Stories like Albert Gagne’s are heartbreaking. They’re also all too common.
When Gagne was a young boy in Massachusetts, he was removed from his home by the state. The house was dirty, Gagne and his siblings were abused and in bad shape. They had lice, rags for clothes and had been bitten by rats. Massachusetts plucked the children from a horrible situation. And then made it worse.
Gagne, now 66 and living in Bowdoin, was thrown away, tossed into the recesses of the state’s system where he was lost until his 18th birthday. He was incorrectly labeled a “moron” and institutionalized at the Walter E. Fernald School for the feeble minded.
There, he suffered. He was fed radioactive oatmeal as part of a government experiment. He was locked in a closet. He became little more than a laboratory rat, forced to grow his own food and dissect the brains of other boys who died in the system.
Gagne and eight other people who ate the tainted oatmeal successfully sued over the experiments. They were awarded about $50,000 each.
Now, decades later, the stigma from his time in state custody still follows Gagne around. He’d like to have the term “moron” removed from his state files. He’d like an apology.
He deserves a lot more.
The government did not readily admit its actions. It wasn’t until the Clinton administration declassified Department of Energy documents that the truth became known.

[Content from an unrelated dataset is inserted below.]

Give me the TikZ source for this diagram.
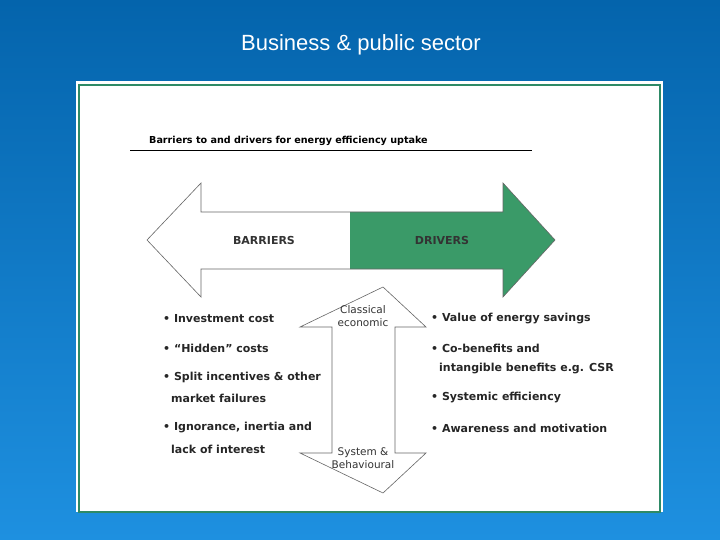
\documentclass[tikz,border=0pt]{standalone}
\usepackage{fontspec}
\setmainfont{DejaVu Sans}
\newfontfamily\arial{Liberation Sans}
\definecolor{bgtop}{HTML}{0464AC}
\definecolor{bgbot}{HTML}{1E90E0}
\definecolor{grn}{HTML}{3A9A68}
\definecolor{frame}{HTML}{2E8A66}
\begin{document}
\begin{tikzpicture}[x=1pt,y=-1pt,
  bul/.style={anchor=west,font=\bfseries\fontsize{11}{12}\selectfont,text=black!85,inner sep=0pt},
  lab/.style={font=\fontsize{10.5}{11}\selectfont,text=black!80,inner sep=0pt,align=center},
  arr/.style={draw=black!60,line width=0.6pt,line join=miter}]
\useasboundingbox (0,0) rectangle (720,540);
\shade[top color=bgtop,bottom color=bgbot] (0,0) rectangle (720,540);
\node[font=\arial\fontsize{22}{26}\selectfont,text=white] (title) at (361,45) {Business \& public sector};
\fill[white] (76,81) rectangle (663,512);
\draw[frame,line width=1.2pt] (79,85) rectangle (660,512);
\node[anchor=west,font=\bfseries\fontsize{9.6}{11}\selectfont,inner sep=0pt] (head) at (149,141) {Barriers to and drivers for energy efficiency uptake};
\coordinate (l1) at (130,150); \coordinate (l2) at (532,150);
\draw[black,line width=0.6pt] (l1) -- (l2);
% horizontal arrow
\fill[grn] (350,212) -- (503,212) -- (503,183) -- (555,240) -- (503,297) -- (503,269) -- (350,269) -- cycle;
\draw[arr] (147,240) -- (201,183) -- (201,212) -- (503,212) -- (503,183) -- (555,240) -- (503,297) -- (503,269) -- (201,269) -- (201,297) -- cycle;
\node[lab,font=\bfseries\fontsize{11}{12}\selectfont] (bar) at (264,240) {BARRIERS};
\node[lab,font=\bfseries\fontsize{11}{12}\selectfont] (drv) at (442,240) {DRIVERS};
% vertical arrow
\draw[arr,fill=white] (383,287) -- (426,327) -- (395,327) -- (395,453) -- (426,453) -- (383,493) -- (300,453) -- (332,453) -- (332,327) -- (300,327) -- cycle;
\node[lab] (ce) at (363,316) {Classical\\[2pt]economic};
\node[lab] (sb) at (363,458) {System \&\\[2pt]Behavioural};
% bullets
\node[bul] (b1) at (163,319) {• Investment cost};
\node[bul] (b2) at (163,348) {• “Hidden” costs};
\node[bul] (b3) at (163,377) {• Split incentives \& other};
\node[bul] (b3b) at (171,398) {market failures};
\node[bul] (b4) at (163,428) {• Ignorance, inertia and};
\node[bul] (b4b) at (171,449) {lack of interest};
\node[bul] (d1) at (431,319) {• Value of energy savings};
\node[bul] (d2) at (431,348) {• Co-benefits and};
\node[bul] (d2b) at (439,369) {intangible benefits e.g. CSR};
\node[bul] (d3) at (431,398) {• Systemic efficiency};
\node[bul] (d4) at (431,428) {• Awareness and motivation};
\end{tikzpicture}
\end{document}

We have seen this before. Black men in the United States military were infected with syphilis and then studied.
Infamy has not bypassed this state. In 1908, the Maine School for the Feeble-Minded opened in New Gloucester. It became Pineland Center before closing in 1996. The haunting tales of poor treatment and horrible conditions have not diminished with the passage of time. Pineland was the warehouse for the state’s unwanted.
Albert Gagne was robbed of his dignity at the hands of a malevolent state. It’s time for Massachusetts to set the record straight. That’s the least that should be done.
More on roads
Here’s another reason to oppose the Bush administration’s plans to roll back protections of national forests: cost.
If President Bush has his way and is successful in opening up about 60 million acres of national forest to new road construction, taxpayers will actually subsidize the costs. Already, the U.S. Forest Service has $10 billion worth of maintenance that’s waiting for funding. Opening up more wilderness to roads will make that problem much worse.
But the costs don’t stop there. Logging companies working in national forests often pay less than market value for the timber they cut. According to Taxpayers for Common Sense, which opposes the changes in the roadless rules, 30 percent of all Forest Service timber was sold with only one bid. Using a complicated formula that allows for deep discounts, the Forest Service is under-compensated for public timber. Logging companies get a windfall.
That costs Maine. Not only does the federal government miss revenue, but the timber companies that operate in Maine on private land may face a competitive disadvantage to those working on public lands, where much of the cost is shouldered by taxpayers.